Film Essay on the Euphrates Dam (فيلم محاولة عن سد الفرات) is the first film by Syrian documentary filmmaker Omar Amiralay. The documentary depicts the construction of the Tabqa Dam on the Euphrates. Amiralay made the film out of "sincere admiration for Ba'ath-led modernization", a position he would later reverse.

Film Essay on the Euphrates Dam was commissioned by the Syrian Arab Television and Radio Broadcasting Commission and the Ministry of Information.' The film presents footage of young male laborers, machinery and construction scaffolding (in imitation of Soviet filmmaker Dziga Vertov, whom Amiralay admired), shots of the still water and boats moving across it, and footage of Bedouins living nearby to the construction site of the Tabqa Dam in the months before their evacuation from the region that would become the dam's reservoir, Euphrates Lake. Meghan Claire Considine characterizes this footage as being "through the lens of salvage ethnography", juxtaposing the rural Bedouins with the dam's construction to imply that the dam project would bring about the end of their riverine culture. A montage in the film juxtaposes the industrial machinery of the dam's construction with shots of a limestone statue of the ancient Mesopotamian goddess Ishtar, dated to the eighteenth century BCE and excavated near the Euphrates from Mari. Extended shots of dry and cracked feet are montaged with shots of mudcracks in the dry desert ground; Considine says that this "communicat[es] well-trodden logics linking indigeneity and the land".

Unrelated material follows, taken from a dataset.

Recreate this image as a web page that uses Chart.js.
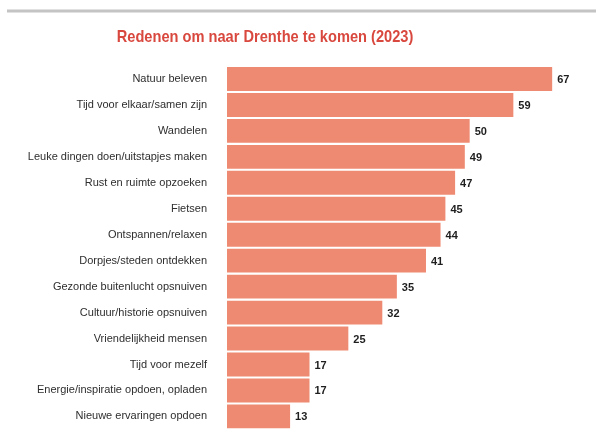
<!DOCTYPE html>
<html>
<head>
<meta charset="utf-8">
<script src="https://cdn.jsdelivr.net/npm/chart.js@4"></script>
<style>
  html, body { margin: 0; padding: 0; background: #fff; }
  #wrap { width: 596px; height: 448px; }
</style>
</head>
<body>
<div id="wrap"><canvas id="redenenChart" width="596" height="448"></canvas></div>
<script>
const chartTitle = 'Redenen om naar Drenthe te komen (2023)';

const redenen = [
    'Natuur beleven',
    'Tijd voor elkaar/samen zijn',
    'Wandelen',
    'Leuke dingen doen/uitstapjes maken',
    'Rust en ruimte opzoeken',
    'Fietsen',
    'Ontspannen/relaxen',
    'Dorpjes/steden ontdekken',
    'Gezonde buitenlucht opsnuiven',
    'Cultuur/historie opsnuiven',
    'Vriendelijkheid mensen',
    'Tijd voor mezelf',
    'Energie/inspiratie opdoen, opladen',
    'Nieuwe ervaringen opdoen'
];

const percentages = [67, 59, 50, 49, 47, 45, 44, 41, 35, 32, 25, 17, 17, 13];

const barColor = '#ef8a72';
const titleColor = '#d9483e';

document.addEventListener('DOMContentLoaded', () => {
    // grey rule at the top + the title, centred over the bars/labels block
    const headerPlugin = {
        id: 'header',
        beforeDraw(chart) {
            const ctx = chart.ctx;
            ctx.save();
            ctx.fillStyle = '#ffffff';
            ctx.fillRect(0, 0, chart.width, chart.height);
            ctx.strokeStyle = '#c4c4c4';
            ctx.lineWidth = 3;
            ctx.beginPath();
            ctx.moveTo(7, 11);
            ctx.lineTo(chart.width, 11);
            ctx.stroke();
            // no condensed face installed, so squeeze the bold one a bit
            ctx.translate(265, 37);
            ctx.scale(0.86, 1);
            ctx.fillStyle = titleColor;
            ctx.font = 'bold 17px "Liberation Sans", sans-serif';
            ctx.textAlign = 'center';
            ctx.textBaseline = 'middle';
            ctx.fillText(chartTitle, 0, 0);
            ctx.restore();
        }
    };

    // value next to the end of each bar
    const valueLabels = {
        id: 'valueLabels',
        afterDatasetsDraw(chart) {
            const ctx = chart.ctx;
            const meta = chart.getDatasetMeta(0);
            ctx.save();
            ctx.fillStyle = '#1e1e1e';
            ctx.font = 'bold 11px "Liberation Sans", sans-serif';
            ctx.textAlign = 'left';
            ctx.textBaseline = 'middle';
            meta.data.forEach((bar, i) => {
                ctx.fillText(String(percentages[i]), bar.x + 5, bar.y + 1);
            });
            ctx.restore();
        }
    };

    const ctx = document.getElementById('redenenChart').getContext('2d');
    new Chart(ctx, {
        type: 'bar',
        data: {
            labels: redenen,
            datasets: [{
                data: percentages,
                backgroundColor: barColor,
                borderWidth: 0,
                barPercentage: 0.92,
                categoryPercentage: 1
            }]
        },
        options: {
            indexAxis: 'y',
            responsive: false,
            animation: false,
            layout: {
                padding: { top: 66, bottom: 15, left: 0, right: 5 }
            },
            plugins: {
                legend: { display: false },
                title: { display: false },
                tooltip: { enabled: false }
            },
            scales: {
                x: {
                    display: false,
                    min: 0,
                    max: 75
                },
                y: {
                    grid: { display: false },
                    border: { display: false },
                    afterFit(scale) {
                        scale.width = 227;
                    },
                    ticks: {
                        color: '#2e2e2e',
                        padding: 12,
                        font: { family: '"Liberation Sans", sans-serif', size: 11 }
                    }
                }
            }
        },
        plugins: [headerPlugin, valueLabels]
    });
});
</script>
</body>
</html>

R. Shareah Taleghani describes Film Essay on the Euphrates Dam as "a wholesale celebration of the life-changing potential of the state's early modernization and development projects". The film was welcomed upon release by the Syrian National Film Organization. Film Essay on the Euphrates Dam is the first installment in Amiralay's trilogy of films about the Tabqa Dam on the Euphrates, followed by his second film, Everyday Life in a Syrian Village (1974) and his final film, A Flood in Baath Country (2003). Everyday Life in a Syrian Village was banned in Syria, as most of Amiralay's films would be, for its implicit criticism of the failures of the state. In A Flood in Baath Country, Amiralay repurposed footage from Film Essay on the Euphrates Dam as self-critique for his "naive" initial enthusiasm about the Ba'ath party, for which he felt deep shame in the aftermath of three decades of Ba'ath rule in Syria.